Plotting code records:
......

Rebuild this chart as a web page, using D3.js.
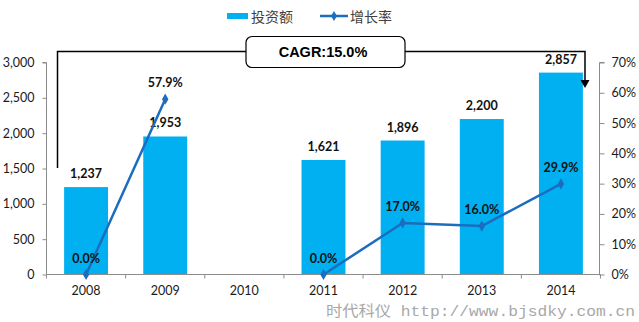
<!DOCTYPE html>
<html><head><meta charset="utf-8">
<script src="https://cdn.jsdelivr.net/npm/d3@7"></script>
<style>body{margin:0;background:#fff}svg{display:block}</style>
</head><body>
<svg id="c" width="639" height="322"></svg>
<script>
const years = ["2008","2009","2010","2011","2012","2013","2014"];
const investment = [1237, 1953, null, 1621, 1896, 2200, 2857];
const growth = [0.0, 57.9, null, 0.0, 17.0, 16.0, 29.9];
const leftTicks = [0, 500, 1000, 1500, 2000, 2500, 3000];
const rightTicks = [0, 10, 20, 30, 40, 50, 60, 70];
const seriesNames = ["投资额", "增长率"];
const cagrText = "CAGR:15.0%";
const watermark = "时代科仪 http://www.bjsdky.com.cn";

const svg = d3.select("#c");
const X0 = 46.5, X1 = 600.5, Y0 = 274.5, Y1 = 62.5;
const barColor = "#00B0F0", lineColor = "#1A6DBF", axisColor = "#8C8C8C";
const font = "Lato, 'Liberation Sans', sans-serif";

const x = d3.scaleBand().domain(years).range([X0, X1]).paddingInner(0.445).paddingOuter(0.2225);
const yL = d3.scaleLinear().domain([0, 3000]).range([Y0, Y1]);
const yR = d3.scaleLinear().domain([0, 70]).range([Y0, Y1]);
const cx = d => x(d) + x.bandwidth() / 2;

// bars
svg.append("g").selectAll("rect")
  .data(years.map((y, i) => ({y, v: investment[i]})).filter(d => d.v != null))
  .join("rect")
  .attr("x", d => x(d.y)).attr("width", x.bandwidth())
  .attr("y", d => yL(d.v)).attr("height", d => Y0 - yL(d.v))
  .attr("fill", barColor);

// left axis
const gL = svg.append("g").attr("transform", `translate(${X0},0)`)
  .call(d3.axisLeft(yL).tickValues(leftTicks).tickSize(4).tickPadding(8).tickFormat(d3.format(",")));
gL.select(".domain").attr("stroke", axisColor).attr("d", `M-4,${Y1}H0V${Y0}`);
gL.selectAll(".tick line").attr("stroke", axisColor);
gL.selectAll(".tick text").attr("font-family", font).attr("font-size", 12.5).attr("fill", "#1a1a1a");

// right axis
const gR = svg.append("g").attr("transform", `translate(${X1 - 1},0)`)
  .call(d3.axisRight(yR).tickValues(rightTicks).tickSize(5).tickPadding(7).tickFormat(d => d + "%"));
gR.select(".domain").attr("stroke", axisColor).attr("d", `M5,${Y1}H0V${Y0}`);
gR.selectAll(".tick line").attr("stroke", axisColor);
gR.selectAll(".tick text").attr("font-family", font).attr("font-size", 12.5).attr("fill", "#1a1a1a");

// bottom axis
const gB = svg.append("g").attr("transform", `translate(0,${Y0})`)
  .call(d3.axisBottom(x).tickSize(0).tickPadding(12));
gB.select(".domain").attr("stroke", axisColor).attr("d", `M${X0},0H${X1}`);
gB.selectAll(".tick text").attr("font-family", font).attr("font-size", 12.5).attr("fill", "#1a1a1a");
const step = x.step();
svg.append("g").selectAll("line").data(d3.range(years.length + 1)).join("line")
  .attr("x1", i => X0 + i * step).attr("x2", i => X0 + i * step)
  .attr("y1", Y0).attr("y2", Y0 + 4).attr("stroke", axisColor);

// bar labels
svg.append("g").selectAll("text")
  .data(years.map((y, i) => ({y, v: investment[i]})).filter(d => d.v != null))
  .join("text")
  .attr("x", d => cx(d.y)).attr("y", d => yL(d.v) - 9)
  .attr("text-anchor", "middle").attr("font-family", font).attr("font-weight", "bold")
  .attr("font-size", 12.5).attr("fill", "#111")
  .text(d => d3.format(",")(d.v));

// line
const pts = years.map((y, i) => ({y, v: growth[i]}));
svg.append("path").datum(pts)
  .attr("d", d3.line().defined(d => d.v != null).x(d => cx(d.y)).y(d => yR(d.v)))
  .attr("fill", "none").attr("stroke", lineColor).attr("stroke-width", 2.5);
svg.append("g").selectAll("path").data(pts.filter(d => d.v != null)).join("path")
  .attr("transform", d => `translate(${cx(d.y)},${yR(d.v)})`)
  .attr("d", d3.symbol(d3.symbolDiamond, 36)).attr("fill", lineColor);
svg.append("g").selectAll("text").data(pts.filter(d => d.v != null)).join("text")
  .attr("x", d => cx(d.y)).attr("y", d => yR(d.v) - 12)
  .attr("text-anchor", "middle").attr("font-family", font).attr("font-weight", "bold")
  .attr("font-size", 12.5).attr("fill", "#111")
  .text(d => d.v.toFixed(1) + "%");

// CAGR annotation
const ann = svg.append("g").attr("fill", "none").attr("stroke", "#000").attr("stroke-width", 1.5);
ann.append("path").attr("d", "M57.5,168V51.5H246");
ann.append("path").attr("d", "M405,51.5H585V80");
svg.append("path").attr("d", "M580.5,80L589.5,80L585,88Z").attr("fill", "#000");
svg.append("rect").attr("x", 246).attr("y", 36.5).attr("width", 159).attr("height", 31).attr("rx", 6)
  .attr("fill", "#fff").attr("stroke", "#000").attr("stroke-width", 1.2);
svg.append("text").attr("x", 323).attr("y", 57).attr("text-anchor", "middle")
  .attr("font-family", "'Liberation Sans', Arial, sans-serif").attr("font-weight", "bold")
  .attr("font-size", 14.5).attr("fill", "#000").text(cagrText);

// legend
const cjk = "'Noto Sans CJK SC', sans-serif";
svg.append("rect").attr("x", 227).attr("y", 13).attr("width", 21).attr("height", 6).attr("fill", barColor);
svg.append("text").attr("x", 251).attr("y", 21.5).attr("font-family", cjk).attr("font-size", 14)
  .attr("fill", "#404040").text(seriesNames[0]);
svg.append("line").attr("x1", 320).attr("x2", 348).attr("y1", 16).attr("y2", 16)
  .attr("stroke", lineColor).attr("stroke-width", 2.5);
svg.append("path").attr("transform", "translate(334,16)").attr("d", d3.symbol(d3.symbolDiamond, 30)).attr("fill", lineColor);
svg.append("text").attr("x", 350).attr("y", 21.5).attr("font-family", cjk).attr("font-size", 14)
  .attr("fill", "#404040").text(seriesNames[1]);

// watermark
svg.append("text").attr("x", 326).attr("y", 316).attr("font-family", "'Liberation Mono', 'Noto Sans CJK SC', monospace")
  .attr("font-size", 15).attr("fill", "#A8A8A8").attr("textLength", 309).attr("lengthAdjust", "spacingAndGlyphs")
  .text(watermark);
</script>
</body></html>
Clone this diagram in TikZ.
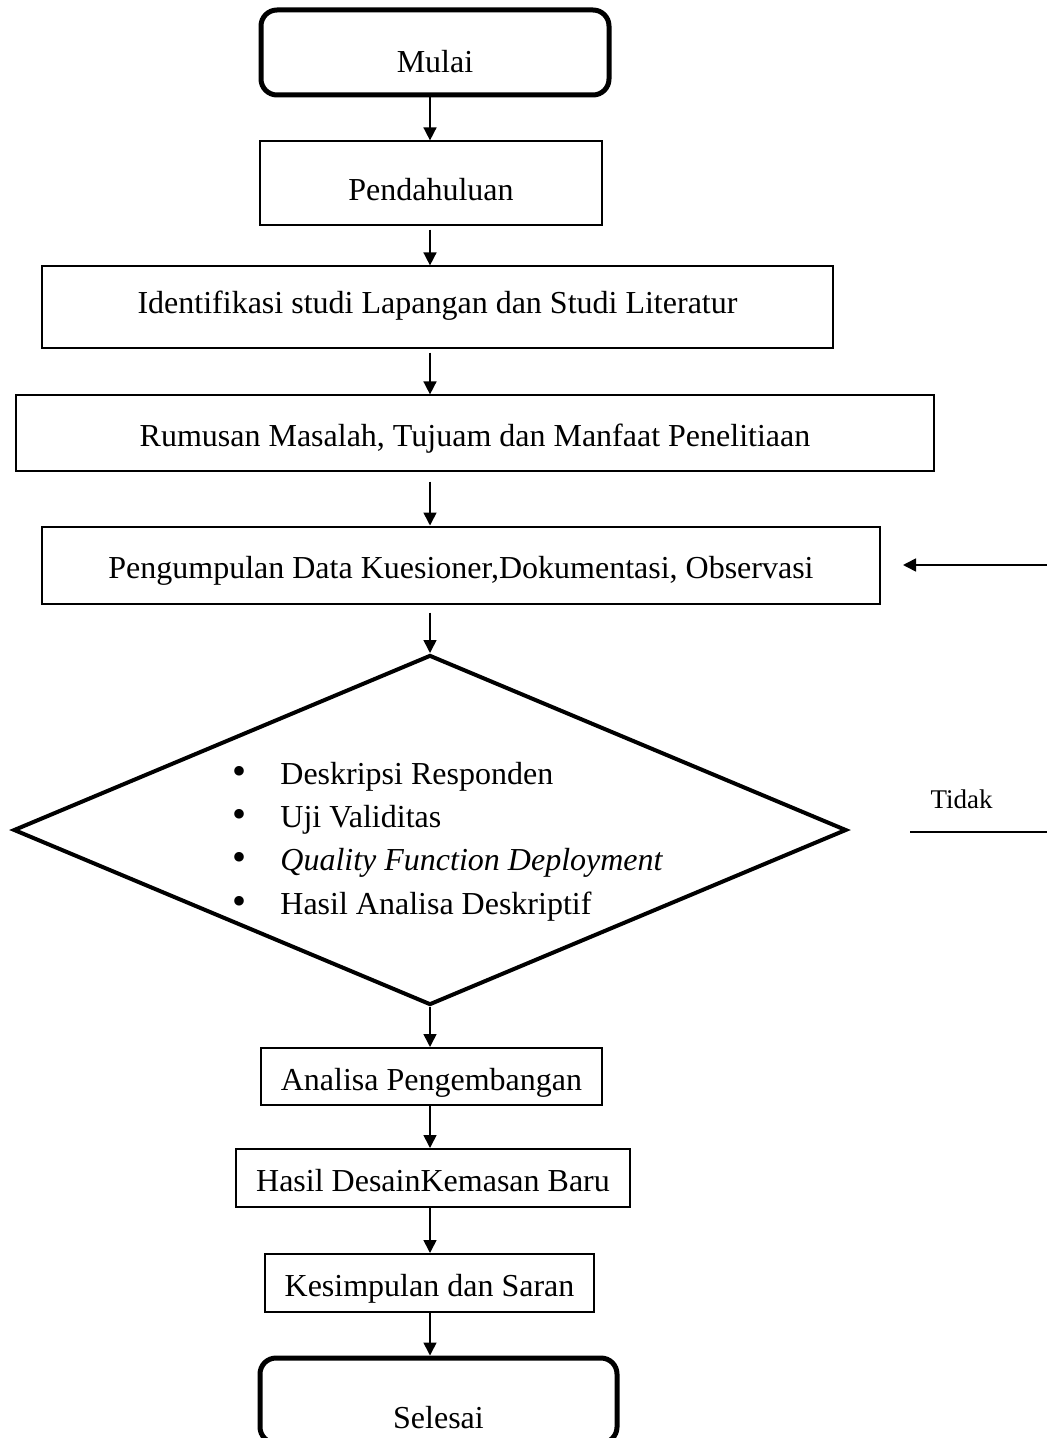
\documentclass[tikz,border=0pt]{standalone}
\usepackage{fontspec}
\setmainfont{Liberation Serif}
\usetikzlibrary{shapes,arrows.meta,positioning,matrix}

\newcommand{\bigbul}{{\fontsize{20pt}{20pt}\selectfont\textbullet}}

\begin{document}
\begin{tikzpicture}[x=0.5pt,y=-0.5pt]
    \tikzstyle{block} = [rectangle, draw, inner sep=0pt, text centered,
    font=\fontsize{16pt}{19pt}\selectfont,
    text height=13.6pt,
    text depth=0pt,
    line width=0.6pt]
    \tikzstyle{blockb} = [block, line width=1pt]
    \tikzstyle{term} = [block, rounded corners=8pt, line width=2.5pt]
    \tikzstyle{line} = [draw, line width=0.8pt, -{Triangle[length=6.5pt,width=6.5pt]}]

    \useasboundingbox (0,0) rectangle (1047,1438);
    \coordinate (spine) at (430,0);

    % Upper steps
    \node[term, minimum width=174pt, minimum height=42.5pt, text height=20pt] (mulai) at (435,52.5) {Mulai};
    \node[block, minimum width=171pt, minimum height=42pt, text height=17.6pt] (pend) at (431,183) {Pendahuluan};
    \node[block, minimum width=395.5pt, minimum height=41pt, text height=6.4pt] (ident) at (437.5,307) {Identifikasi studi Lapangan dan Studi Literatur};
    \node[block, minimum width=459pt, minimum height=38pt] (rumus) at (475,433) {Rumusan Masalah, Tujuam dan Manfaat Penelitiaan};
    \node[blockb, minimum width=419pt, minimum height=38.5pt] (kumpul) at (461,565) {Pengumpulan Data Kuesioner,Dokumentasi, Observasi};

    % Decision
    \node[draw, diamond, line width=2pt, inner sep=0pt, minimum width=416.5pt, minimum height=175pt] (cek) at (430,830) {};
    \matrix [matrix of nodes, anchor=north west, inner sep=0pt,
    nodes={inner sep=0pt, anchor=base west, font=\fontsize{16pt}{19pt}\selectfont,
    text height=12pt, text depth=9.6pt},
    column sep=17pt,
    row sep=0pt
    ] (uji) at (232,760) {
      \bigbul & Deskripsi Responden \\
      \bigbul & Uji Validitas \\
      \bigbul & \textit{Quality Function Deployment} \\
      \bigbul & Hasil Analisa Deskriptif \\
    };

    % Lower steps
    \node[blockb, minimum width=170.5pt, minimum height=28.5pt] (analisa) at (431.5,1076.5) {Analisa Pengembangan};
    \node[blockb, minimum width=197pt, minimum height=29pt] (hasil) at (433,1178) {Hasil DesainKemasan Baru};
    \node[blockb, minimum width=164.5pt, minimum height=29pt] (simpul) at (429.5,1283) {Kesimpulan dan Saran};
    \node[term, minimum width=178.5pt, minimum height=42.5pt, text height=27.5pt] (selesai) at (438.5,1400.5) {Selesai};

    % Feedback
    \coordinate (fbIn) at (1047,565);
    \node[font=\fontsize{13.5pt}{16pt}\selectfont, inner sep=0pt] (tidak) at (961.5,799) {Tidak};
    \coordinate (tidakL) at (910,832);
    \coordinate (tidakR) at (1047,832);

    % Arrows
    \path[line] (mulai.south -| spine) -- (pend.north -| spine);
    \path[line, shorten <=2pt] (pend.south -| spine) -- (ident.north -| spine);
    \path[line, shorten <=2pt] (ident.south -| spine) -- (rumus.north -| spine);
    \path[line, shorten <=5pt] (rumus.south -| spine) -- (kumpul.north -| spine);
    \path[line, shorten <=4pt] (kumpul.south -| spine) -- (cek.north);
    \path[line] (cek.south) -- (analisa.north -| spine);
    \path[line] (analisa.south -| spine) -- (hasil.north -| spine);
    \path[line] (hasil.south -| spine) -- (simpul.north -| spine);
    \path[line] (simpul.south -| spine) -- (selesai.north -| spine);
    \path[line, shorten >=11pt] (fbIn) -- (kumpul.east |- fbIn);
    \draw[line width=0.8pt] (tidakL) -- (tidakR);

\end{tikzpicture}
\end{document}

......

Given request
Determine how many lines in the listing above hold the word "this", answering with the number only.

Correct output
2